→ **Requirement**
Will you output all of the data below exactly, omitting the images?

→ **Supplied information**
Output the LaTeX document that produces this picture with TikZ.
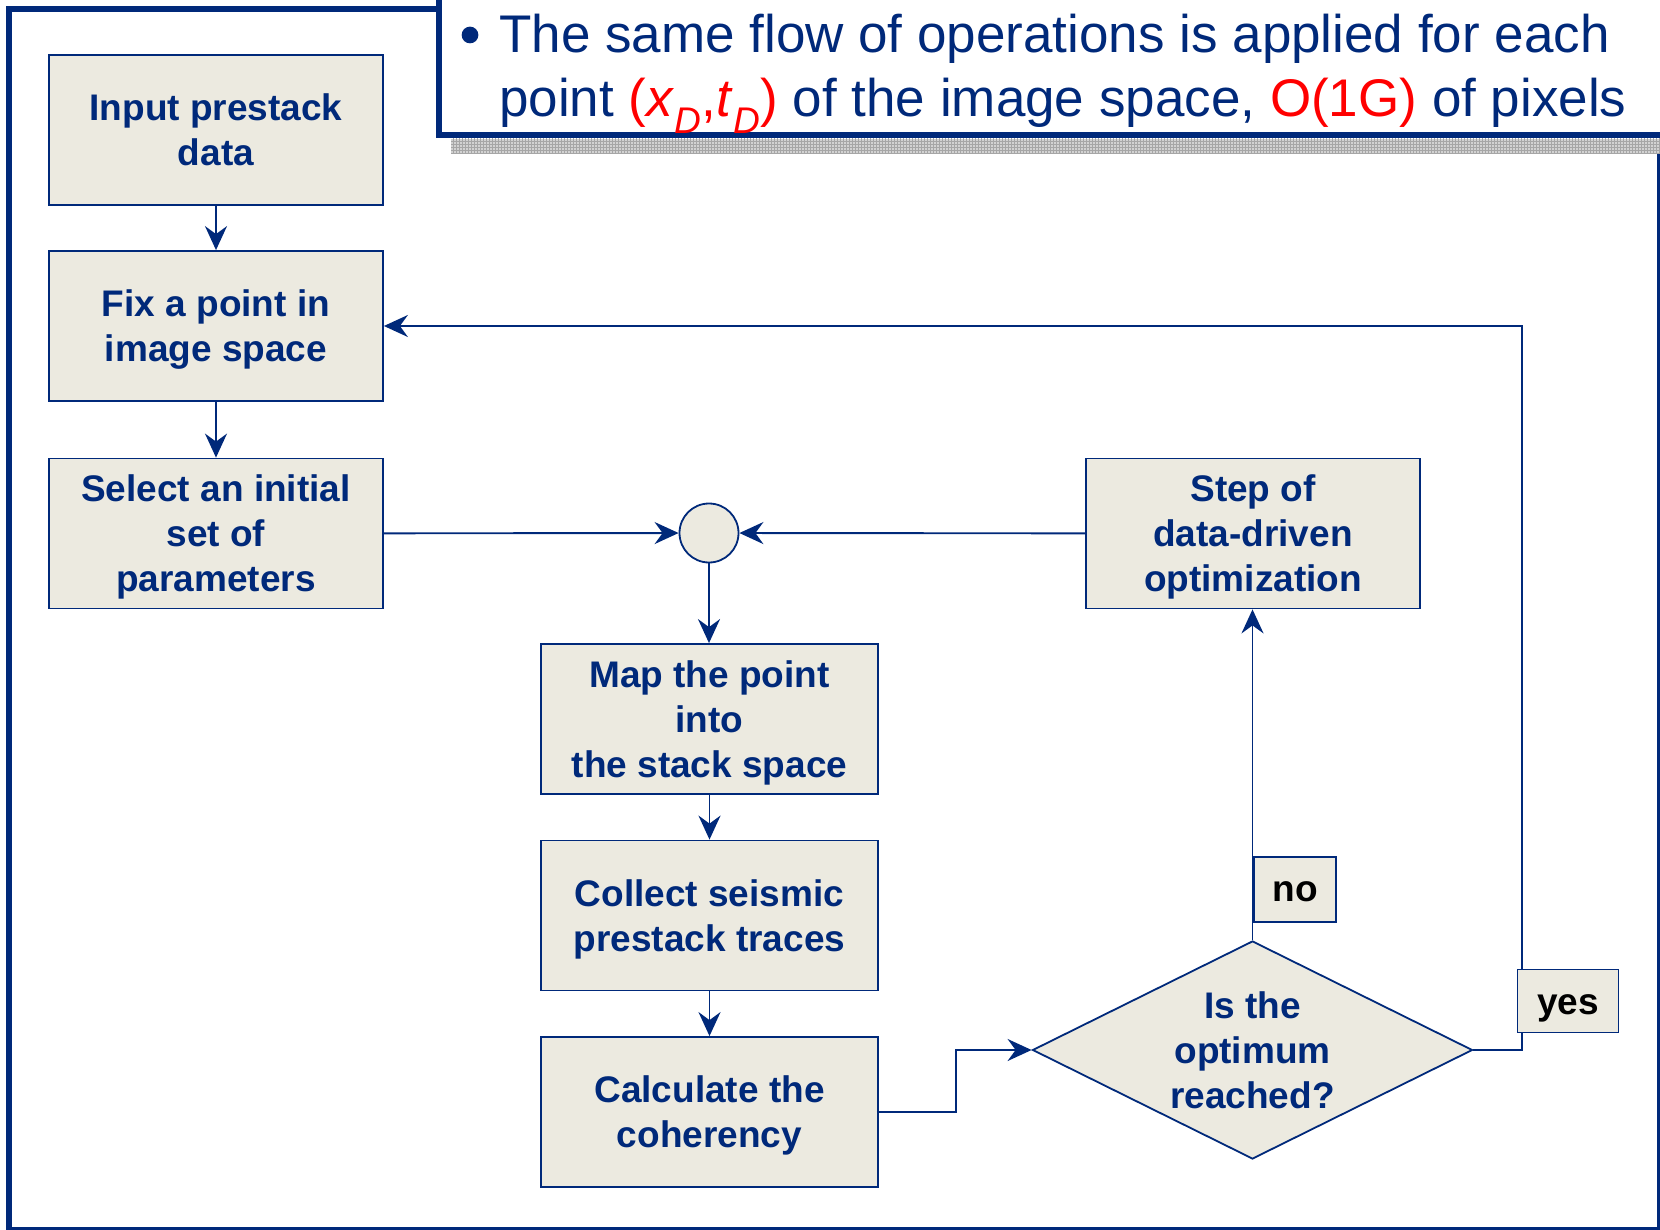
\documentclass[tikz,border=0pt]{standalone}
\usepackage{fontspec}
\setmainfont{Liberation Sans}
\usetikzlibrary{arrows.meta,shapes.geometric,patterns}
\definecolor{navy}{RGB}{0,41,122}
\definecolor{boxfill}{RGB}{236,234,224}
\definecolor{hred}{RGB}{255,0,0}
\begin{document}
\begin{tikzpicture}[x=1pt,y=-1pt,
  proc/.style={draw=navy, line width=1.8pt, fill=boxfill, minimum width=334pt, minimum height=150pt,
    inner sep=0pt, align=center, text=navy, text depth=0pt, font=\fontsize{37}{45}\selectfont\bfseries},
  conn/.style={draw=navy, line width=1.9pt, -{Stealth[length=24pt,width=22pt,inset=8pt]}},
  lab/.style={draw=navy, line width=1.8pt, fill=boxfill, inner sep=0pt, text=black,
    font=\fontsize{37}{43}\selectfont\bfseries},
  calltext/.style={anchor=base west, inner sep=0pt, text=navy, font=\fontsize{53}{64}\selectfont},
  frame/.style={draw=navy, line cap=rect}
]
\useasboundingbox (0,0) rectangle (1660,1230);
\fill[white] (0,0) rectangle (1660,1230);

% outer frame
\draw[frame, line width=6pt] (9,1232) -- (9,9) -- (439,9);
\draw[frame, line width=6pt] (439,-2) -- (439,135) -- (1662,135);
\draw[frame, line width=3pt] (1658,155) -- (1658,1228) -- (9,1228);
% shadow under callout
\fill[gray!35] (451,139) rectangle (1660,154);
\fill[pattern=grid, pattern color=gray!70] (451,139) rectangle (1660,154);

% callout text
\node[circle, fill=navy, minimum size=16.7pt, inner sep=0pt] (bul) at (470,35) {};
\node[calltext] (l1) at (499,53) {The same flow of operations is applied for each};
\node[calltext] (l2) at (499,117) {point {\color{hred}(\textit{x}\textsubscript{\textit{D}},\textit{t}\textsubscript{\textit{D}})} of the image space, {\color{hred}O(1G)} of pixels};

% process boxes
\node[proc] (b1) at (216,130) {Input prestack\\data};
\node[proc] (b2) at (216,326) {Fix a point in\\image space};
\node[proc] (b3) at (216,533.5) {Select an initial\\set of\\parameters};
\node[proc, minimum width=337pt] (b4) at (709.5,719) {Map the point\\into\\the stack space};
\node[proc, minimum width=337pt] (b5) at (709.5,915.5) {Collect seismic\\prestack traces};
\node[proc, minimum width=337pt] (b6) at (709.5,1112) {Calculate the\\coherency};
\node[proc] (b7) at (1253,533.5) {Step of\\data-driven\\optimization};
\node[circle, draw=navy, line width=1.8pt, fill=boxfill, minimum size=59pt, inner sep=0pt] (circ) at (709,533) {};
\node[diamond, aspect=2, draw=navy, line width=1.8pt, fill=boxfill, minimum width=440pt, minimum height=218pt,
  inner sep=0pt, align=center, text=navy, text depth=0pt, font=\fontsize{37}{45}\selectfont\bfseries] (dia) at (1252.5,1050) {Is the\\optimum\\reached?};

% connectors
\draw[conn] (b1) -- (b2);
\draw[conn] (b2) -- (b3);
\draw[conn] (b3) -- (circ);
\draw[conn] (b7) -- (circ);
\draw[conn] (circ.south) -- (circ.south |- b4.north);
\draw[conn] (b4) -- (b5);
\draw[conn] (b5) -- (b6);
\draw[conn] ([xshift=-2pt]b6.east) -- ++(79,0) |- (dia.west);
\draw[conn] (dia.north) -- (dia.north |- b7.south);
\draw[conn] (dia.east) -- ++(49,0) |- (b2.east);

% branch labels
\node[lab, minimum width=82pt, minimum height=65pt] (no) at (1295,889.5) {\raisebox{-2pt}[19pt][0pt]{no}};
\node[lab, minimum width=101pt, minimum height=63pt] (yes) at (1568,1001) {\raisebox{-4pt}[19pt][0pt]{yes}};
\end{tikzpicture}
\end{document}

→ **Result of this exercise**
Output the LaTeX document that produces this picture with TikZ.
\documentclass[tikz,border=0pt]{standalone}
\usepackage{fontspec}
\setmainfont{Liberation Sans}
\usetikzlibrary{arrows.meta,shapes.geometric,patterns}
\definecolor{navy}{RGB}{0,41,122}
\definecolor{boxfill}{RGB}{236,234,224}
\definecolor{hred}{RGB}{255,0,0}
\begin{document}
\begin{tikzpicture}[x=1pt,y=-1pt,
  proc/.style={draw=navy, line width=1.8pt, fill=boxfill, minimum width=334pt, minimum height=150pt,
    inner sep=0pt, align=center, text=navy, text depth=0pt, font=\fontsize{37}{45}\selectfont\bfseries},
  conn/.style={draw=navy, line width=1.9pt, -{Stealth[length=24pt,width=22pt,inset=8pt]}},
  lab/.style={draw=navy, line width=1.8pt, fill=boxfill, inner sep=0pt, text=black,
    font=\fontsize{37}{43}\selectfont\bfseries},
  calltext/.style={anchor=base west, inner sep=0pt, text=navy, font=\fontsize{53}{64}\selectfont},
  frame/.style={draw=navy, line cap=rect}
]
\useasboundingbox (0,0) rectangle (1660,1230);
\fill[white] (0,0) rectangle (1660,1230);

% outer frame
\draw[frame, line width=6pt] (9,1232) -- (9,9) -- (439,9);
\draw[frame, line width=6pt] (439,-2) -- (439,135) -- (1662,135);
\draw[frame, line width=3pt] (1658,155) -- (1658,1228) -- (9,1228);
% shadow under callout
\fill[gray!35] (451,139) rectangle (1660,154);
\fill[pattern=grid, pattern color=gray!70] (451,139) rectangle (1660,154);

% callout text
\node[circle, fill=navy, minimum size=16.7pt, inner sep=0pt] (bul) at (470,35) {};
\node[calltext] (l1) at (499,53) {The same flow of operations is applied for each};
\node[calltext] (l2) at (499,117) {point {\color{hred}(\textit{x}\textsubscript{\textit{D}},\textit{t}\textsubscript{\textit{D}})} of the image space, {\color{hred}O(1G)} of pixels};

% process boxes
\node[proc] (b1) at (216,130) {Input prestack\\data};
\node[proc] (b2) at (216,326) {Fix a point in\\image space};
\node[proc] (b3) at (216,533.5) {Select an initial\\set of\\parameters};
\node[proc, minimum width=337pt] (b4) at (709.5,719) {Map the point\\into\\the stack space};
\node[proc, minimum width=337pt] (b5) at (709.5,915.5) {Collect seismic\\prestack traces};
\node[proc, minimum width=337pt] (b6) at (709.5,1112) {Calculate the\\coherency};
\node[proc] (b7) at (1253,533.5) {Step of\\data-driven\\optimization};
\node[circle, draw=navy, line width=1.8pt, fill=boxfill, minimum size=59pt, inner sep=0pt] (circ) at (709,533) {};
\node[diamond, aspect=2, draw=navy, line width=1.8pt, fill=boxfill, minimum width=440pt, minimum height=218pt,
  inner sep=0pt, align=center, text=navy, text depth=0pt, font=\fontsize{37}{45}\selectfont\bfseries] (dia) at (1252.5,1050) {Is the\\optimum\\reached?};

% connectors
\draw[conn] (b1) -- (b2);
\draw[conn] (b2) -- (b3);
\draw[conn] (b3) -- (circ);
\draw[conn] (b7) -- (circ);
\draw[conn] (circ.south) -- (circ.south |- b4.north);
\draw[conn] (b4) -- (b5);
\draw[conn] (b5) -- (b6);
\draw[conn] ([xshift=-2pt]b6.east) -- ++(79,0) |- (dia.west);
\draw[conn] (dia.north) -- (dia.north |- b7.south);
\draw[conn] (dia.east) -- ++(49,0) |- (b2.east);

% branch labels
\node[lab, minimum width=82pt, minimum height=65pt] (no) at (1295,889.5) {\raisebox{-2pt}[19pt][0pt]{no}};
\node[lab, minimum width=101pt, minimum height=63pt] (yes) at (1568,1001) {\raisebox{-4pt}[19pt][0pt]{yes}};
\end{tikzpicture}
\end{document}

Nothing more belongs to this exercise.